Dipaksa menikah oleh keluarga – Persoalan menikah seharusnya menjadi keputusan bersama antara pasangan, bukan pihak orang tua atau keluarga dari masing-masing pasangan. Sayangnya, pemaksaan untuk menikah masih banyak terjadi hingga sekarang.
Mengapa Orang Tua Ingin Kita Cepat Menikah?
Beberapa orang tua ingin anaknya cepat menikah karena berbagai alasan. Apalagi jika yang disuruh anak perempuan. Bahkan, tak sedikit pula kasusnya di Indonesia, terjadi pernikahan dini yang menyalahi aturan pemerintah tentang usia legal pernikahan, yakni 19 tahun. Dilansir dari UNICEF, kebanyakan orang yang memaksa anaknya menikah terlalu dini adalah mereka yang terjebak dalam kemiskinan dan tidak mendapatkan perlindungan yang memadai tentang keselamatan anak.

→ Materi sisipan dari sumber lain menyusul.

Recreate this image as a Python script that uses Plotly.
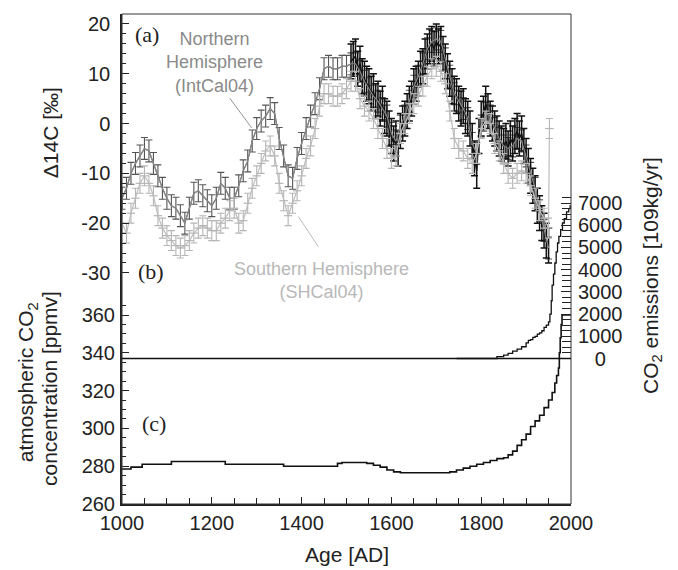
import plotly.graph_objects as go

# ---------------- data ----------------
nh_years = list(range(1000, 1951, 10))
nh_d14c = [-15, -13, -10, -8, -6.5, -5, -5.5, -8, -10.5, -13,
           -15, -16.5, -17, -18.5, -20, -17, -14, -13.5, -14.5, -15.5,
           -16.5, -15, -12, -13, -15, -15, -12.5, -9.5, -7.5, -3.5,
           -1, 0.5, 1.5, 3, 2, -3, -6.5, -10.5, -11, -7,
           -4, -1, 1.5, 4, 7, 11, 11.5, 11, 11, 11.5,
           11.5, 12, 12, 10.5, 8.5, 7, 5.5, 4.5, 3, 1.5,
           -2, -3.5, -0.5, 1.5, 4.5, 7.5, 9.5, 12, 15, 16.5,
           17, 16.5, 13, 9.5, 6, 4.5, 3, 1, -4, -6,
           -0.5, 2, 1.5, -1, -3, -4.5, -5, -4.5, -3, -3.5,
           -6.5, -10, -13, -17.5, -21.5, -25]
nh_err = 2.2

sh_years = list(range(1000, 1951, 10)) + [1952]
sh_d14c = [-20, -22, -18, -15, -12, -10.5, -12, -14.5, -18.5, -21,
           -22.5, -23.5, -24.5, -25, -24.5, -23.5, -22, -21, -20.5, -21,
           -21.5, -21.5, -20, -19, -17.5, -17, -20, -19.5, -16, -13,
           -10.5, -8, -5.5, -4.5, -6.5, -12, -15.5, -18.5, -16, -13.5,
           -10.5, -7, -4.5, -1, 3.5, 6, 6, 5.5, 5.5, 6,
           7, 8.5, 8.5, 5, 3.5, 2.5, 1, -1, -3, -5,
           -7, -6.5, -2, 0, 2, 4, 5.5, 7.5, 9.5, 11,
           11.5, 10.5, 8, 2.5, -3, -5, -5.5, -7, -8, -6,
           -1, 0.5, 0, -4, -5.5, -8, -10, -11, -10, -9.5,
           -10, -12.5, -15, -17.5, -19, -21, -1]
sh_err = 2.0

ann_years = list(range(1510, 1951, 5))
ann_d14c = [12.5, 13, 13.5, 11, 12, 9.5, 9, 8, 7.5, 6,
            6.5, 4.5, 5, 3, 4, 1.5, 1, -1, -2.5, -4,
            -3, -5, -1.5, 0, 1, 2.5, 4, 5, 7.5, 8,
            9, 11, 11.5, 13.5, 14.5, 15.5, 16, 15, 16.5, 15.5,
            16, 14, 12.5, 10.5, 9, 7.5, 6, 5.5, 4, 3,
            3.5, 1.5, 1, -1, -3.5, -7, -9.5, -2.5, 1, 2,
            4, 2.5, 1, 0, -1, -2, -3, -4, -4.5, -3.5,
            -5, -3, -4, -2.5, -1.5, -3, -2, -4.5, -6.5, -8.5,
            -10.5, -12.5, -14, -16.5, -18, -20, -21.5, -23.5, -24.5]
ann_err = 3.5

co2_years = [1000, 1020, 1045, 1110, 1230, 1360, 1480, 1490, 1545, 1560,
             1575, 1590, 1605, 1620, 1730, 1745, 1760, 1775, 1790, 1805,
             1820, 1835, 1850, 1860, 1870, 1880, 1890, 1900, 1910, 1920,
             1930, 1940, 1950, 1958, 1964, 1968, 1972, 1974, 1976, 1978,
             1980, 2000]
co2_ppmv = [278.5, 279.5, 281, 282.5, 281, 280, 281.5, 282, 281.5, 280.5,
            279.5, 278, 277, 276.5, 277, 278, 279, 280, 281, 282,
            283, 284, 284.5, 286, 288, 291, 294, 297, 301, 304,
            307, 311, 315, 319, 324, 328, 332, 340, 348, 355,
            360, 360]

em_years = [1745, 1835, 1850, 1860, 1870, 1880, 1890, 1900, 1905, 1910,
            1915, 1920, 1925, 1930, 1935, 1940, 1945, 1950, 1953, 1956,
            1958, 1961, 1964, 1967, 1970, 1973, 1977, 1981, 1985, 1990,
            1995, 1998]
em_values = [0, 80, 150, 230, 330, 420, 530, 700, 820, 850,
             950, 1000, 1100, 1150, 1250, 1400, 1500, 1650, 2000, 2600,
             3300, 3800, 4300, 4800, 5200, 5500, 5800, 6100, 6300, 6600,
             6750, 6900]

d14c_ticks = [-30, -20, -10, 0, 10, 20]
ppmv_ticks = [260, 280, 300, 320, 340, 360]
em_ticks = [0, 1000, 2000, 3000, 4000, 5000, 6000, 7000]
year_ticks = [1000, 1200, 1400, 1600, 1800, 2000]

FONT = "Liberation Sans, Arial, Helvetica, sans-serif"
SERIF = "Liberation Serif, Times New Roman, serif"

# right-axis labels are centred under each other in the original
em_ticktext = [("\u2007\u2008" + str(v)) if v == 0 else str(v) for v in em_ticks]

fig = go.Figure()

# IntCal04 northern hemisphere (with error bars)
fig.add_trace(go.Scatter(
    x=nh_years, y=nh_d14c, mode="lines", yaxis="y",
    line=dict(color="#5e5e5e", width=1.2),
    error_y=dict(type="constant", value=nh_err, color="#555555", thickness=1.1, width=3.5),
))
# annual data (dense black)
fig.add_trace(go.Scatter(
    x=ann_years, y=ann_d14c, mode="lines", yaxis="y",
    line=dict(color="#111111", width=1.4),
    error_y=dict(type="constant", value=ann_err, color="#111111", thickness=1.5, width=3.5),
))
# IntCal04 line drawn over the black data
fig.add_trace(go.Scatter(
    x=nh_years, y=nh_d14c, mode="lines", yaxis="y",
    line=dict(color="#8c8c8c", width=1.1),
))
# SHCal04
fig.add_trace(go.Scatter(
    x=sh_years, y=sh_d14c, mode="lines+markers", yaxis="y",
    line=dict(color="#bdbdbd", width=1.2),
    marker=dict(symbol="line-ew", size=6, line=dict(color="#b5b5b5", width=1.2)),
    error_y=dict(type="constant", value=sh_err, color="#b5b5b5", thickness=1.1, width=3.5),
))
fig.add_trace(go.Scatter(
    x=co2_years, y=co2_ppmv, mode="lines", yaxis="y2",
    line=dict(color="#111111", width=1.6, shape="hv"),
))
fig.add_trace(go.Scatter(
    x=em_years, y=em_values, mode="lines", yaxis="y3",
    line=dict(color="#111111", width=1.3, shape="hv"),
))

axis_common = dict(showgrid=False, zeroline=False, ticks="inside",
                   tickfont=dict(family=FONT, size=20, color="#222222"))

fig.update_layout(
    width=670, height=562,
    margin=dict(l=114, r=107, t=6, b=66),
    plot_bgcolor="white", paper_bgcolor="white",
    showlegend=False,
    font=dict(family=FONT, size=20, color="#222222"),
    xaxis=dict(range=[1000, 2000], tickmode="array", tickvals=year_ticks,
               ticklen=7, tickwidth=1.2, tickcolor="#222222",
               showline=True, linewidth=1.5, linecolor="#222222",
               minor=dict(tickmode="array",
                          tickvals=[v for v in range(1050, 2000, 50) if v % 200],
                          ticks="inside", ticklen=6, tickcolor="#222222"),
               **axis_common),
    yaxis=dict(range=[-76.4, 22], tickmode="array", tickvals=d14c_ticks,
               ticktext=[str(v) for v in d14c_ticks],
               ticklen=7, tickwidth=1.2, tickcolor="#222222",
               showline=True, linewidth=1.5, linecolor="#222222",
               ticklabelstandoff=6,
               minor=dict(tickmode="array",
                          tickvals=[v for v in range(-30, 22, 2) if v % 10],
                          ticks="inside", ticklen=4, tickcolor="#222222"),
               **axis_common),
    yaxis2=dict(range=[260, 519.3], overlaying="y", side="left",
                tickmode="array", tickvals=ppmv_ticks,
                ticklen=7, tickwidth=1.2, tickcolor="#222222",
                showline=False, ticklabelstandoff=6,
                minor=dict(tickmode="array",
                           tickvals=[v for v in range(265, 366, 5) if v % 20],
                           ticks="inside", ticklen=4, tickcolor="#222222"),
                **axis_common),
    yaxis3=dict(range=[-6551, 15511], overlaying="y", side="right",
                tickmode="array", tickvals=em_ticks, ticktext=em_ticktext,
                ticklen=10, tickwidth=1.2, tickcolor="#222222",
                showline=False, ticklabelstandoff=6,
                minor=dict(tickmode="array",
                           tickvals=[v for v in range(0, 7300, 250) if v % 1000],
                           ticks="inside", ticklen=9, tickcolor="#222222"),
                **axis_common),
)

# frame and zero line of the emissions panel
fig.add_shape(type="rect", xref="paper", yref="paper", x0=0, y0=0, x1=1, y1=1,
              line=dict(color="#333333", width=1), layer="above")
fig.add_shape(type="line", xref="paper", yref="y3", x0=0, x1=1, y0=0, y1=0,
              line=dict(color="#111111", width=1.5))

# label pointer lines
fig.add_shape(type="line", xref="x", yref="y", x0=1240, y0=5.1, x1=1289, y1=-0.9,
              line=dict(color="#777777", width=0.8))
fig.add_shape(type="line", xref="x", yref="y", x0=1393, y0=-18.7, x1=1437, y1=-24.7,
              line=dict(color="#aaaaaa", width=0.8))

annots = [
    dict(text="Δ14C [‰]", x=-0.160, y=0.757, textangle=-90, font=dict(size=21)),
    dict(text="atmospheric CO<sub>2</sub>", x=-0.211, y=0.249, textangle=-90, font=dict(size=21)),
    dict(text="concentration [ppmv]", x=-0.160, y=0.235, textangle=-90, font=dict(size=21)),
    dict(text="CO<sub>2</sub> emissions [109kg/yr]", x=1.180, y=0.467, textangle=-90, font=dict(size=21)),
    dict(text="Age [AD]", x=0.5, y=-0.104, font=dict(size=21)),
    dict(text="(a)", x=0.056, y=0.958, font=dict(family=SERIF, size=22)),
    dict(text="(b)", x=0.065, y=0.474, font=dict(family=SERIF, size=22)),
    dict(text="(c)", x=0.071, y=0.165, font=dict(family=SERIF, size=22)),
    dict(text="Northern<br>Hemisphere<br>(IntCal04)", x=0.207, y=0.9,
         font=dict(size=18, color="#8a8a8a")),
    dict(text="Southern Hemisphere<br>(SHCal04)", x=0.444, y=0.457,
         font=dict(size=18, color="#b8b8b8")),
]
for a in annots:
    fig.add_annotation(xref="paper", yref="paper", showarrow=False,
                       xanchor="center", yanchor="middle", **a)

fig.write_html("out.html")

Namun di sisi lain, tidak hanya anak di bawah umur saja yang dipaksa menikah oleh keluarga, dan penyebabnya pun bukan karena masalah finansial. Namun, juga karena masalah budaya yang mengakar di masyarakat. Di Indonesia, budaya konservatifnya masih begitu kuat. Orang tua lebih memilih menikahkan anak dibandingkan membiarkannya menjalin hubungan untuk mengenal terlebih dahulu pasangannya karena alasan adat.

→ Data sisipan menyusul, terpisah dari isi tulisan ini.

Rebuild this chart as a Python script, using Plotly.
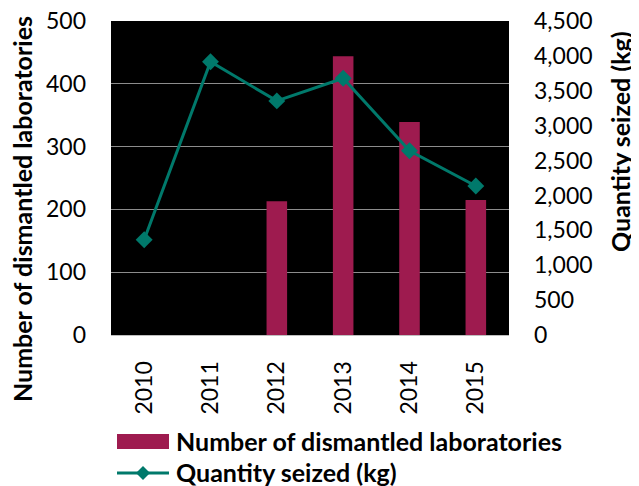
import plotly.graph_objects as go

years = ["2010", "2011", "2012", "2013", "2014", "2015"]
labs_dismantled = [None, None, 213, 444, 339, 215]
qty_seized_kg = [1365, 3915, 3355, 3680, 2640, 2135]
bar_name = "Number of dismantled laboratories"
line_name = "Quantity seized (kg)"

BAR = "#9E1B4F"
LINE = "#00796B"
FONT = "Lato, Open Sans, sans-serif"

OFF = 8  # default page body margin
W, H = 639 - OFF, 486 - OFF
L, T = 111 - OFF, 21 - OFF
PW, PH = 398, 314
R, B = W - L - PW, H - T - PH


def px(x):
    return (x - OFF - L) / PW


def py(y):
    return (T + PH - (y - OFF)) / PH


fig = go.Figure()
fig.add_trace(go.Bar(
    x=years, y=labs_dismantled, name=bar_name,
    marker=dict(color=BAR, line=dict(width=0)), width=0.31, yaxis="y",
    showlegend=False,
))
fig.add_trace(go.Scatter(
    x=years, y=qty_seized_kg, name=line_name, yaxis="y2",
    mode="lines+markers", line=dict(color=LINE, width=3),
    marker=dict(symbol="diamond", size=13, color=LINE),
    showlegend=False,
))

tick_font = dict(size=23, family=FONT, color="black")
title_font = dict(size=25, family=FONT, color="black", weight="bold")

fig.update_layout(
    width=W, height=H,
    margin=dict(l=L, r=R, t=T, b=B, autoexpand=False),
    paper_bgcolor="white", plot_bgcolor="black",
    font=dict(family=FONT, size=23, color="black"),
    showlegend=False,
    xaxis=dict(type="category", tickangle=-90, showgrid=False, ticks="",
               showline=True, linecolor="#BFBFBF", linewidth=1,
               tickfont=tick_font, automargin=False, ticklabelstandoff=16,
               ticklabeloverflow="allow"),
    yaxis=dict(range=[0, 500], dtick=100, showgrid=True, gridcolor="#8C8C8C",
               gridwidth=1, zeroline=False, ticks="", automargin=False,
               tickfont=tick_font, ticklabelstandoff=24,
               ticklabeloverflow="allow"),
    yaxis2=dict(range=[0, 4500], dtick=500, overlaying="y", side="right",
                showgrid=False, zeroline=False, tickformat=",", ticks="",
                automargin=False, tickfont=tick_font, ticklabelstandoff=24,
                ticklabeloverflow="allow"),
    bargap=0.69,
    annotations=[
        dict(text=bar_name, x=px(22), y=py(209), xref="paper", yref="paper",
             textangle=-90, showarrow=False, xanchor="center", yanchor="middle",
             font=title_font),
        dict(text=line_name, x=px(620), y=py(142), xref="paper", yref="paper",
             textangle=-90, showarrow=False, xanchor="center", yanchor="middle",
             font=title_font),
        dict(text=bar_name, x=px(174), y=py(441), xref="paper", yref="paper",
             showarrow=False, xanchor="left", yanchor="middle", font=title_font),
        dict(text=line_name, x=px(174), y=py(472), xref="paper", yref="paper",
             showarrow=False, xanchor="left", yanchor="middle", font=title_font),
    ],
    shapes=[
        dict(type="rect", xref="paper", yref="paper", x0=px(117), x1=px(169),
             y0=py(449), y1=py(434), fillcolor=BAR, line=dict(width=0)),
        dict(type="line", xref="paper", yref="paper", x0=px(117), x1=px(169),
             y0=py(473), y1=py(473), line=dict(color=LINE, width=3)),
        dict(type="path", xref="paper", yref="paper",
             path=f"M {px(143)} {py(466)} L {px(150)} {py(473)} L {px(143)} {py(480)} L {px(136)} {py(473)} Z",
             fillcolor=LINE, line=dict(width=0)),
    ],
)

fig.write_html("out.html")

Tentu saja, dipaksa menikah itu identik dengan menyalahi hak asasi manusia. Namun, jika kita tinjau secara lebih lanjut, orang tua sebenarnya punya alasan tersendiri, dan pastinya tidak melulu berdasarkan alasan negatif.
Maka dari itu, mungkin ada baiknya kita juga memahami perspektif orang tua kita. Buktinya, ada juga lho yang menikah karena dijodohkan oleh orang tua, namun berhasil hidup bahagia dengan pasangannya karena support keluarga besar. Selain itu, para ahli juga menemukan bahwa pernikahan karena perjodohan bisa mengakibatkan gangguan kesehatan mental karena tidak adanya kesepakatan atau pertengkaran yang terjadi antar pasangan. Maka dari itu, banyak faktor yang bisa mensukseskan maupun menggagalkan pernikahan akibat perjodohan ini, dan kita tidak bisa menggeneralisirnya.
Jika kamu termasuk salah satu orang yang dipaksa menikah oleh keluarga, mungkin bisa melakukan beberapa cara seperti di bawah ini.
Anggap sebagai perhatian dan kasih sayang orang tua
Coba tanyakan alasan orang tua memaksamu menikah. Jika jawabannya supaya kamu cepat memiliki pasangan tetap (karena mungkin kamu sudah lama men-jomblo) atau agar kamu cepat-cepat mengubah status dengan si pacar (karena sudah berpacaran terlalu lama), anggap saja paksaan mereka sebagai tanda perhatian dan kasih sayang orang tua kepada anak.
Tanggapi dengan santai saat dipaksa menikah oleh keluarga
Terus-menerus dipaksa menikah atau ditanya “Kapan nikah?” memang menjengkelkan. Tapi, mungkin kamu nggak perlu menanggapinya terlalu serius, dibawa santai saja.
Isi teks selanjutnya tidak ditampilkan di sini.